Do not submit simulations directly into queues.  Instead, introduce
another abstraction which handles PBS jobs ("jobs"), and one to handle
simulation restarts which should be executed.


Jobs:

A job is approximately what PBS calls a job.  (It is also called "job
shell".)  Jobs can be created, which means that a PBS job is
submitted.  They can be deleted, which means that the currently
running simulation is terminated.

Jobs do not execute simulations.  Jobs execute restarts.  When one
task is finished, a job will look for another restart.

This makes the following scenarios possible:

- A job runs a simulation.  The user interrupts the simulation, and
  the job switches over to a debugging run.  When the debugging run is
  finished, the job continues with the original simulation.

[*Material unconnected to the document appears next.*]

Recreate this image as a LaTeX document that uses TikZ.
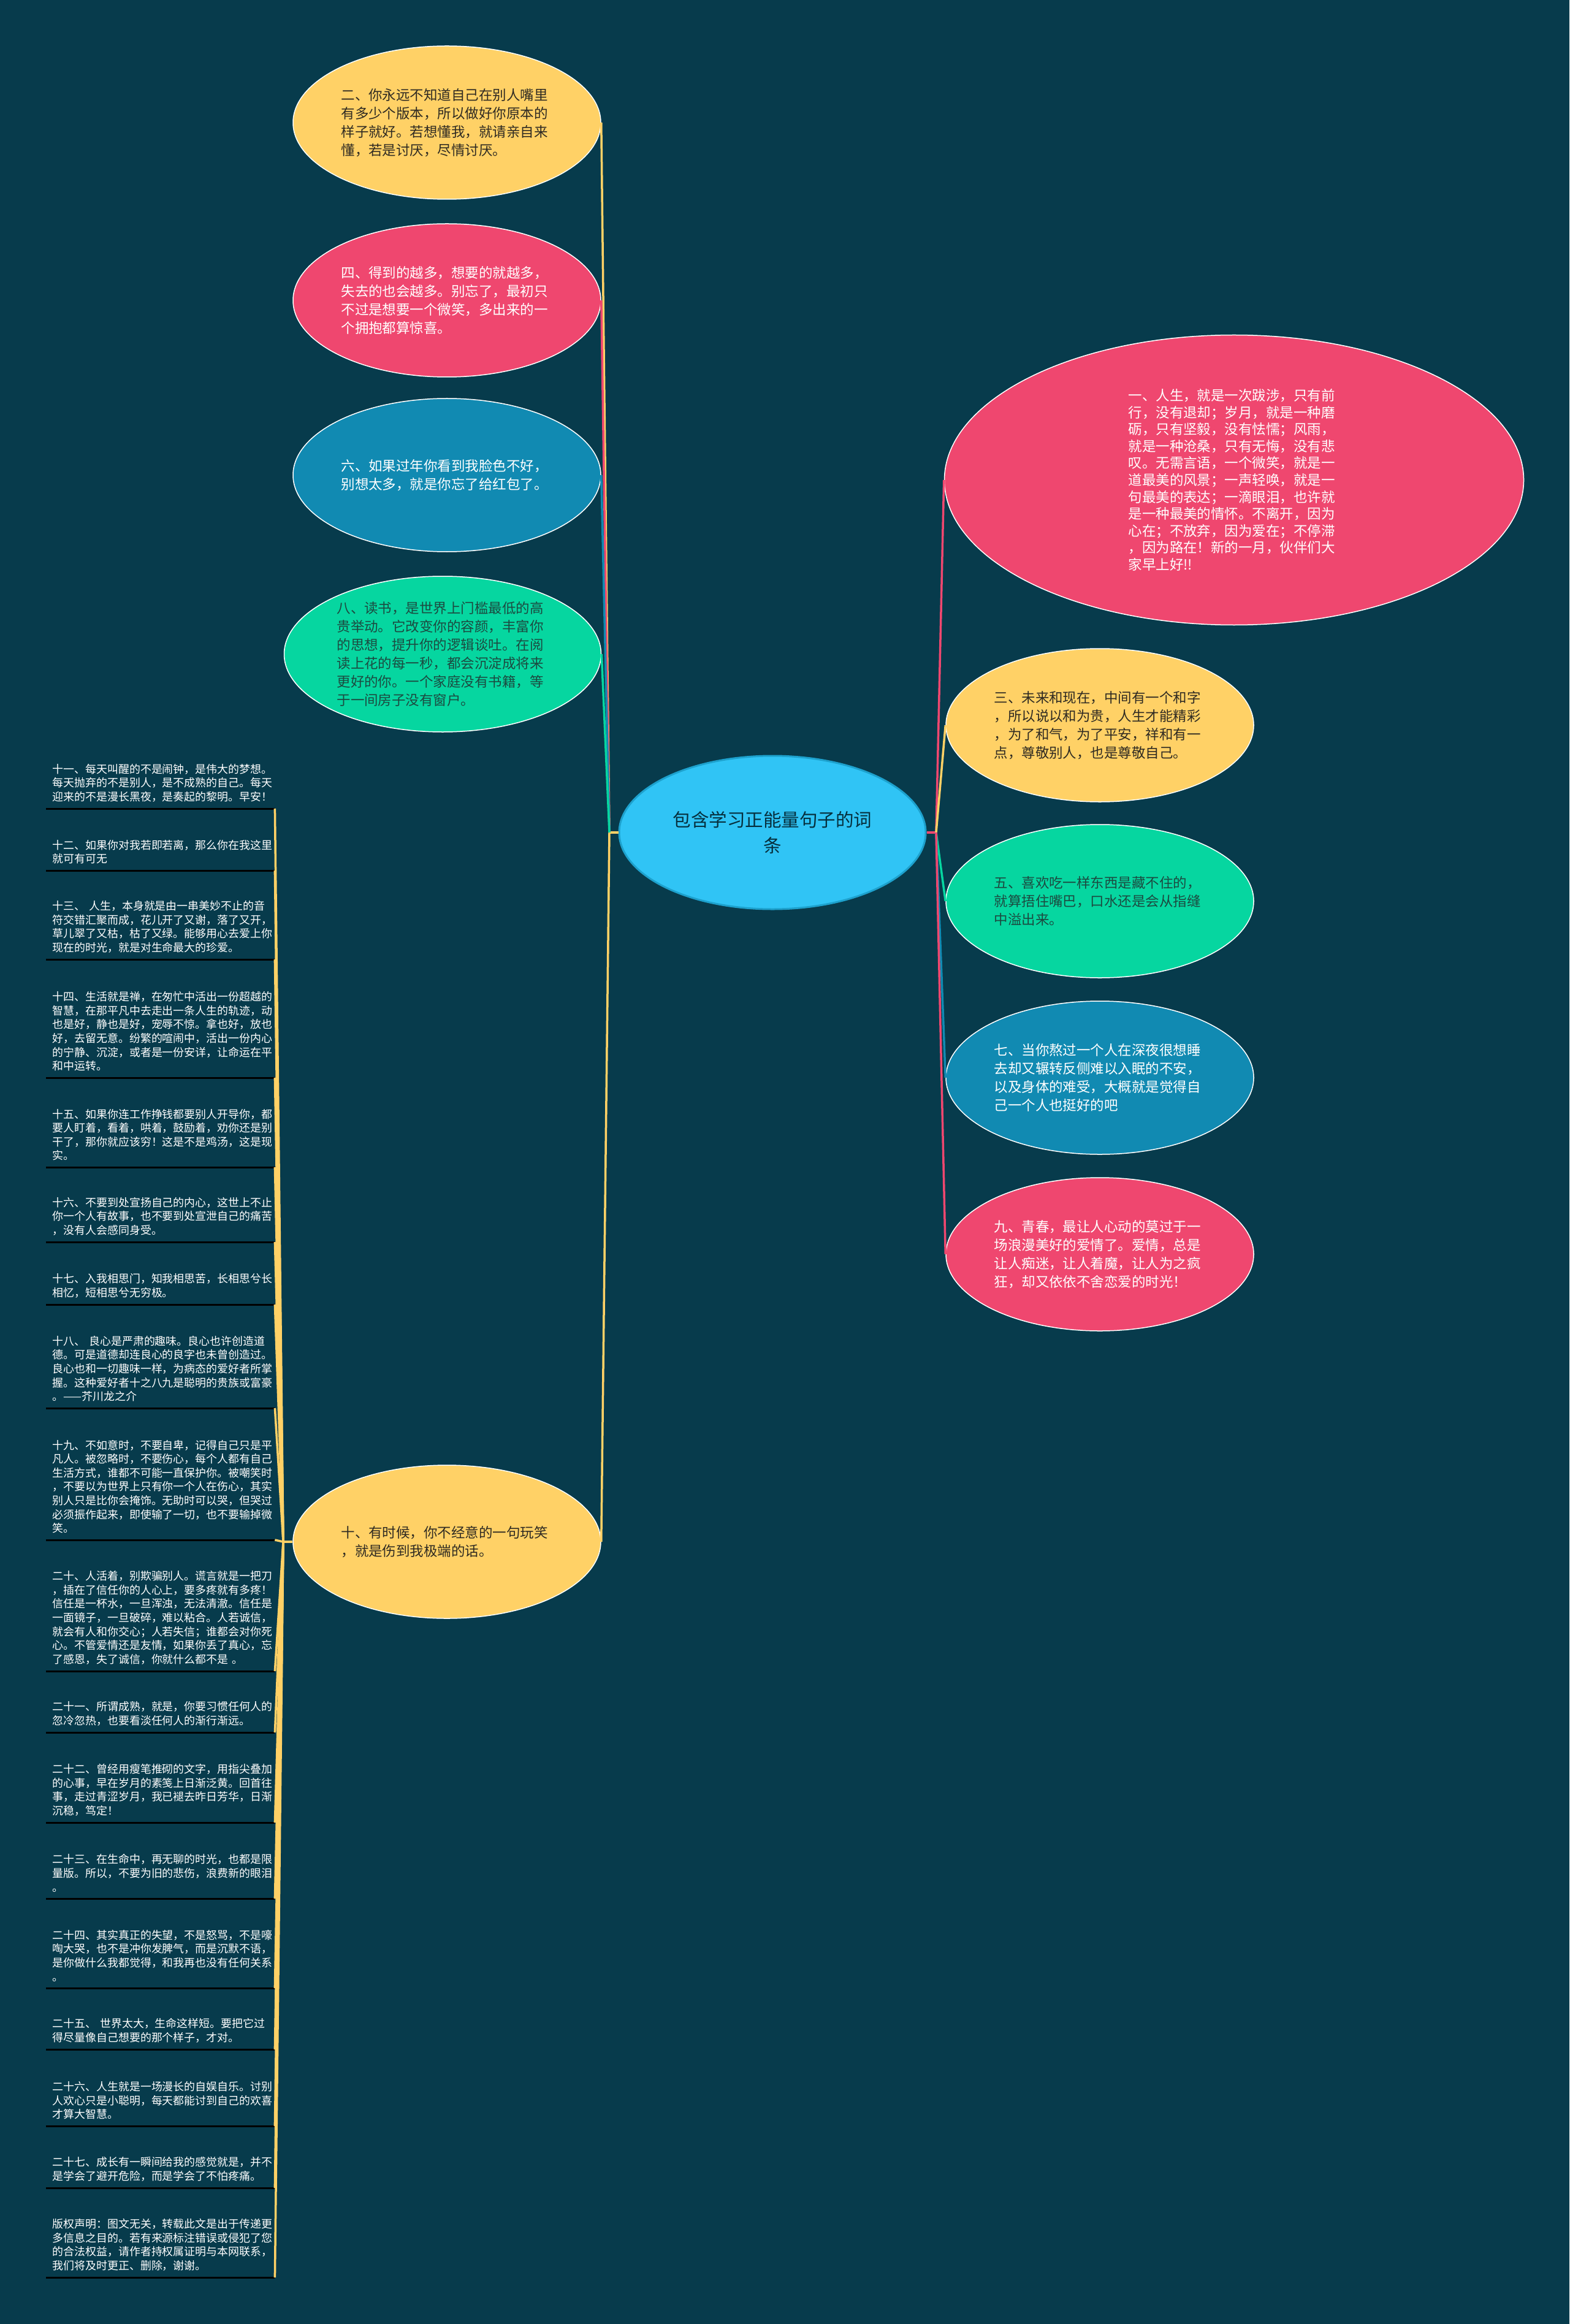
\documentclass[tikz,border=0pt]{standalone}
\usepackage{fontspec}
\setmainfont{Noto Sans CJK SC}
\usetikzlibrary{shapes.geometric}
\definecolor{bgteal}{HTML}{073B4C}
\definecolor{cyel}{HTML}{FFD166}
\definecolor{cpink}{HTML}{EF476F}
\definecolor{cblue}{HTML}{118AB2}
\definecolor{cgreen}{HTML}{06D6A0}
\definecolor{csky}{HTML}{30C4F5}
\definecolor{cdark}{HTML}{2E2A22}
\definecolor{cdeep}{HTML}{1C4A40}
\begin{document}
\begin{tikzpicture}[
  bubble/.style={ellipse,draw=white,line width=0.015cm,inner sep=0pt,minimum width=5.02cm,minimum height=2.50cm,
    text width=3.45cm,align=left,font=\fontsize{6.4}{8.5}\selectfont},
  leaf/.style={anchor=south west,inner xsep=0.1cm,inner ysep=0.1cm,text width=3.52cm,align=left,text=white,
    font=\fontsize{5.1}{6.44}\selectfont},
  link/.style={line width=0.035cm},
  under/.style={line width=0.03cm,black}]
\fill[bgteal] (0,0) rectangle (25.60,-37.91);
% root
\node[ellipse,fill=csky,draw=cblue!60!csky,line width=0.03cm,minimum width=5.0cm,minimum height=2.5cm,inner sep=0pt,
  align=center,text=bgteal!80!black,font=\fontsize{8.4}{11.9}\selectfont] (root) at (12.60,-13.58) {包含学习正能量句子的词\\条};
% left branch
\node[bubble,fill=cyel,text=cdark] (q2) at (7.29,-2.00) {二、你永远不知道自己在别人嘴里\\有多少个版本，所以做好你原本的\\样子就好。若想懂我，就请亲自来\\懂，若是讨厌，尽情讨厌。};
\node[bubble,fill=cpink,text=white] (q4) at (7.29,-4.90) {四、得到的越多，想要的就越多，\\失去的也会越多。别忘了，最初只\\不过是想要一个微笑，多出来的一\\个拥抱都算惊喜。};
\node[bubble,fill=cblue,text=white] (q6) at (7.29,-7.75) {六、如果过年你看到我脸色不好，\\别想太多，就是你忘了给红包了。};
\node[bubble,fill=cgreen,text=cdeep,minimum width=5.17cm,minimum height=2.54cm] (q8) at (7.22,-10.67) {八、读书，是世界上门槛最低的高\\贵举动。它改变你的容颜，丰富你\\的思想，提升你的逻辑谈吐。在阅\\读上花的每一秒，都会沉淀成将来\\更好的你。一个家庭没有书籍，等\\于一间房子没有窗户。};
\node[bubble,fill=cyel,text=cdark] (q10) at (7.29,-25.15) {十、有时候，你不经意的一句玩笑\\，就是伤到我极端的话。};
% right branch
\node[bubble,fill=cpink,text=white,minimum width=9.45cm,minimum height=4.73cm,font=\fontsize{6.4}{7.85}\selectfont] (q1) at (20.13,-7.83) {一、人生，就是一次跋涉，只有前\\行，没有退却；岁月，就是一种磨\\砺，只有坚毅，没有怯懦；风雨，\\就是一种沧桑，只有无悔，没有悲\\叹。无需言语，一个微笑，就是一\\道最美的风景；一声轻唤，就是一\\句最美的表达；一滴眼泪，也许就\\是一种最美的情怀。不离开，因为\\心在；不放弃，因为爱在；不停滞\\，因为路在！新的一月，伙伴们大\\家早上好!!};
\node[bubble,fill=cyel,text=cdark] (q3) at (17.94,-11.83) {三、未来和现在，中间有一个和字\\，所以说以和为贵，人生才能精彩\\，为了和气，为了平安，祥和有一\\点，尊敬别人，也是尊敬自己。};
\node[bubble,fill=cgreen,text=cdeep] (q5) at (17.94,-14.70) {五、喜欢吃一样东西是藏不住的，\\就算捂住嘴巴，口水还是会从指缝\\中溢出来。};
\node[bubble,fill=cblue,text=white] (q7) at (17.94,-17.58) {七、当你熬过一个人在深夜很想睡\\去却又辗转反侧难以入眠的不安，\\以及身体的难受，大概就是觉得自\\己一个人也挺好的吧};
\node[bubble,fill=cpink,text=white] (q9) at (17.94,-20.46) {九、青春，最让人心动的莫过于一\\场浪漫美好的爱情了。爱情，总是\\让人痴迷，让人着魔，让人为之疯\\狂，却又依依不舍恋爱的时光！};
% leaves of ten
\node[leaf] (l11) at (0.75,-13.19) {十一、每天叫醒的不是闹钟，是伟大的梦想。\\每天抛弃的不是别人，是不成熟的自己。每天\\迎来的不是漫长黑夜，是奏起的黎明。早安！};
\node[leaf] (l12) at (0.75,-14.20) {十二、如果你对我若即若离，那么你在我这里\\就可有可无};
\node[leaf] (l13) at (0.75,-15.65) {十三、 人生，本身就是由一串美妙不止的音\\符交错汇聚而成，花儿开了又谢，落了又开，\\草儿翠了又枯，枯了又绿。能够用心去爱上你\\现在的时光，就是对生命最大的珍爱。};
\node[leaf] (l14) at (0.75,-17.58) {十四、生活就是禅，在匆忙中活出一份超越的\\智慧，在那平凡中去走出一条人生的轨迹，动\\也是好，静也是好，宠辱不惊。拿也好，放也\\好，去留无意。纷繁的喧闹中，活出一份内心\\的宁静、沉淀，或者是一份安详，让命运在平\\和中运转。};
\node[leaf] (l15) at (0.75,-19.04) {十五、如果你连工作挣钱都要别人开导你，都\\要人盯着，看着，哄着，鼓励着，劝你还是别\\干了，那你就应该穷！这是不是鸡汤，这是现\\实。};
\node[leaf] (l16) at (0.75,-20.26) {十六、不要到处宣扬自己的内心，这世上不止\\你一个人有故事，也不要到处宣泄自己的痛苦\\，没有人会感同身受。};
\node[leaf] (l17) at (0.75,-21.28) {十七、入我相思门，知我相思苦，长相思兮长\\相忆，短相思兮无穷极。};
\node[leaf] (l18) at (0.75,-22.97) {十八、 良心是严肃的趣味。良心也许创造道\\德。可是道德却连良心的良字也未曾创造过。\\良心也和一切趣味一样，为病态的爱好者所掌\\握。这种爱好者十之八九是聪明的贵族或富豪\\。——芥川龙之介};
\node[leaf] (l19) at (0.75,-25.12) {十九、不如意时，不要自卑，记得自己只是平\\凡人。被忽略时，不要伤心，每个人都有自己\\生活方式，谁都不可能一直保护你。被嘲笑时\\，不要以为世界上只有你一个人在伤心，其实\\别人只是比你会掩饰。无助时可以哭，但哭过\\必须振作起来，即使输了一切，也不要输掉微\\笑。};
\node[leaf] (l20) at (0.75,-27.26) {二十、人活着，别欺骗别人。谎言就是一把刀\\，插在了信任你的人心上，要多疼就有多疼！\\信任是一杯水，一旦浑浊，无法清澈。信任是\\一面镜子，一旦破碎，难以粘合。人若诚信，\\就会有人和你交心；人若失信；谁都会对你死\\心。不管爱情还是友情，如果你丢了真心，忘\\了感恩，失了诚信，你就什么都不是 。};
\node[leaf] (l21) at (0.75,-28.26) {二十一、所谓成熟，就是，你要习惯任何人的\\忽冷忽热，也要看淡任何人的渐行渐远。};
\node[leaf] (l22) at (0.75,-29.73) {二十二、曾经用瘦笔推砌的文字，用指尖叠加\\的心事，早在岁月的素笺上日渐泛黄。回首往\\事，走过青涩岁月，我已褪去昨日芳华，日渐\\沉稳，笃定！};
\node[leaf] (l23) at (0.75,-30.97) {二十三、在生命中，再无聊的时光，也都是限\\量版。所以，不要为旧的悲伤，浪费新的眼泪\\。};
\node[leaf] (l24) at (0.75,-32.43) {二十四、其实真正的失望，不是怒骂，不是嚎\\啕大哭，也不是冲你发脾气，而是沉默不语，\\是你做什么我都觉得，和我再也没有任何关系\\。};
\node[leaf] (l25) at (0.75,-33.43) {二十五、 世界太大，生命这样短。要把它过\\得尽量像自己想要的那个样子，才对。};
\node[leaf] (l26) at (0.75,-34.68) {二十六、人生就是一场漫长的自娱自乐。讨别\\人欢心只是小聪明，每天都能讨到自己的欢喜\\才算大智慧。};
\node[leaf] (l27) at (0.75,-35.69) {二十七、成长有一瞬间给我的感觉就是，并不\\是学会了避开危险，而是学会了不怕疼痛。};
\node[leaf] (lcr) at (0.75,-37.15) {版权声明：图文无关，转载此文是出于传递更\\多信息之目的。若有来源标注错误或侵犯了您\\的合法权益，请作者持权属证明与本网联系，\\我们将及时更正、删除，谢谢。};
% links
\coordinate (jl) at (9.94,-13.58);
\coordinate (jr) at (15.27,-13.58);
\coordinate (jt) at (4.62,-25.15);
\draw[link,color=cyel] (root.west) -- (jl);
\draw[link,color=cpink] (root.east) -- (jr);
\foreach \n/\c in {q2/cyel,q4/cpink,q6/cblue,q8/cgreen,q10/cyel}
  \draw[link,color=\c] (jl) -- (\n.east);
\foreach \n/\c in {q1/cpink,q3/cyel,q5/cgreen,q7/cblue,q9/cpink}
  \draw[link,color=\c] (jr) -- (\n.west);
\draw[link,color=cyel] (q10.west) -- (jt);
\foreach \n in {l11,l12,l13,l14,l15,l16,l17,l18,l19,l20,l21,l22,l23,l24,l25,l26,l27,lcr} {
  \draw[under] (\n.south west) -- (\n.south east);
  \draw[link,color=cyel] (jt) -- (\n.south east);}
\end{tikzpicture}
\end{document}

- A job ends before a simulation is finished.  Another job (which
  may have waited for the first to finish) takes over the simulation.

- In principle, two jobs can work on the same restart, or a job can be
  broken into two restarts.


Implementation:

Jobs: Each job has a directory, containing state information.  The
directory contains the PBS job id.  It contains also a list of tasks
which the job should execute.

Restarts: Each restart directory contains state information.  The
directory contains the set of jobs which should execute this restart,
and the job which is actually executing the restart.  Each restart can
only be executed once, by one job.


Commands:

create:
        create-simulation
submit/restart:
        create-restart
        create-job
        (add restart to job)
delete:
        remove restart from job
delete:
        delete-job
cleanup:
        cleanup-restart


Open questions:

- Do we allow empty jobs?  Should they stay around, waiting for a
  restart, or should they exit?  Maybe there should be a timeout.

- Do we allow empty restarts?  If they are created asynchronously,
  either empty restarts or empty jobs are necessary.  Why not allow
  both?


Further ideas:

- It would be nice if people could submit restarts to each others'
  jobs.  (This could also overcome queue limitations.)

- Jobs could depend on each other, so that they are automatically
  chained.

- Jobs could be waiting cold, and if not needed, could quickly exit.
  There could be a mechanism that automatically submits cold jobs.

- Multiple jobs could be waiting for the same simulation, e.g. in
  different queues, or with different numbers of nodes.  The first job
  to start gets the simulation.